Entre 2010 et 2019, d’après l’Observatoire du Sport Business, les Anglais ont claqué 1,25 milliard d’euros auprès des clubs français. Niveau dépendance en Europe, il n’y a pas pire. Prenons le cas du Lyonnais Houssem Aouar. « Pour son permis de travail, il n’y aura aucun souci, prévoit Vincent Chaudel. Son talent est indéniable. Mais avec le contexte actuel, les clubs anglais sont en position de force. S’il leur reste une place d’extra-communautaire et qu’ils ont le choix entre Aouar, un Néerlandais et un Allemand, et bien je discute, mais pas à la hausse… » « Le marché va sûrement se relativiser, anticipe Jean-Baptiste Ginès. Pour le cas de William Saliba (vendu 30 millions d’euros à Arsenal en 2019, N.D.L.R.), on se posera davantage la question du prix pour quelqu’un qui avait joué une saison en demie en Ligue 1 et quelques matchs internationaux chez les jeunes. »
6. … l’Angleterre rit
Sur la terre du breakfast, à moyen terme, les effets du Brexit doivent surtout se faire sentir sur la sélection nationale. « Il y aura une progression, dixit Frédéric Guerra.
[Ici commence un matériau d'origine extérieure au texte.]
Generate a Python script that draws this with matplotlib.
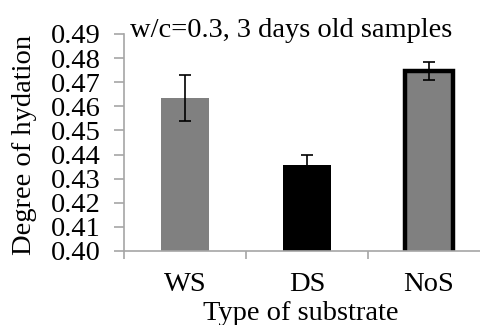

L’Angleterre reprend la main sur l’Angleterre et devrait retrouver une certaine identité. »C’est que depuis l’arrêt Bosman, « on a perdu toute forme d’identité locale, conclut Vincent Chaudel. Il y avait avant le football total néerlandais, le kick and rush anglais, le catenaccio italien. Avec ce surplus de liberté de circulation, il n’y avait quasi plus de limites. On a toujours besoin d’une forme d’encadrement. C’est comme si on demandait à tous les pays de faire le même type de fromage que ceux en France. C’est caricatural, mais c’est ce qu’on a fait avec le foot. Et le Brexit décliné façon football doit permettre de retrouver cette culture locale. Même si la Premier League restera surpuissante et attirera encore plus uniquement des stars. Finalement, le terrain d’entente entre la Fédération et la Premier League ne gêne personne en Angleterre. » Le changement dans le sens de chacun, donc dans la bonne direction. Nul doute que Churchill aurait approuvé.